Large groups of hundreds of buffalo, hippos, jackals, lions, crocodiles, impalas, kudus, springboks, vultures, baboons, and driving between hundreds of elephants and passing them within 2 meters distance. This all on the same day. We even had 20 elephants around our campsite while setting up our tent, we loved it. And last but not least, a pride of lions eating from a carcass of an elephant the next morning
Why should we take so many risks with the car on flooded roads while being able to see so much wildlife in other parks? We decided to skip Savuti and Moremi and drive to Makgadikgadi, Nxai and Kalahari in Central Botswana instead.
In central Botswana we still had to be careful where to go because of all the rain. We could only access the north part of the Kalahari which was nice to get an idea of this remote area.
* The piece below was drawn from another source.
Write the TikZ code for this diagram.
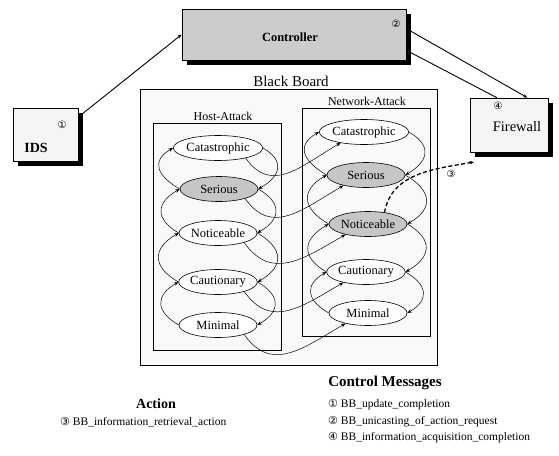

Afterwards we drove to the Makgadikgadi and Nxai Pans and were surprised by the beauty of the landscape. These pans are a bit off the beaten track and many people skip this part, which is a real shame. The landscape is a combination of flatlands and Baobab trees. During the rainy season there is a zebra migration to the Nxai Pans. Therefore we have seen the largest zeal of zebras ever!! The open flatlands are perfect for spotting wildlife, especially gemsbok, ostriches, giraffe, wildebeast, hunting jackals and of course elephants! We even had to reverse our car one time because of an angry bachelor elephant attacking us as we came too close! And this male was huge... Luckily our 4x4 did not let us down. The big cats didn’t show themselves this time. We had to save something for Namibia.
After 2 weeks of camping in the wilderness and 3.500 km’s of driving we arrived in Maun. The place to stock up on groceries, fuel and do some maintenance of the 4x4... and our last stop before crossing the Namibian border and continue our selfdrive adventure.
We definitely come back one day to see Okavango, Moremi, Savuti and Kalahari... but then in the dry season ha ha!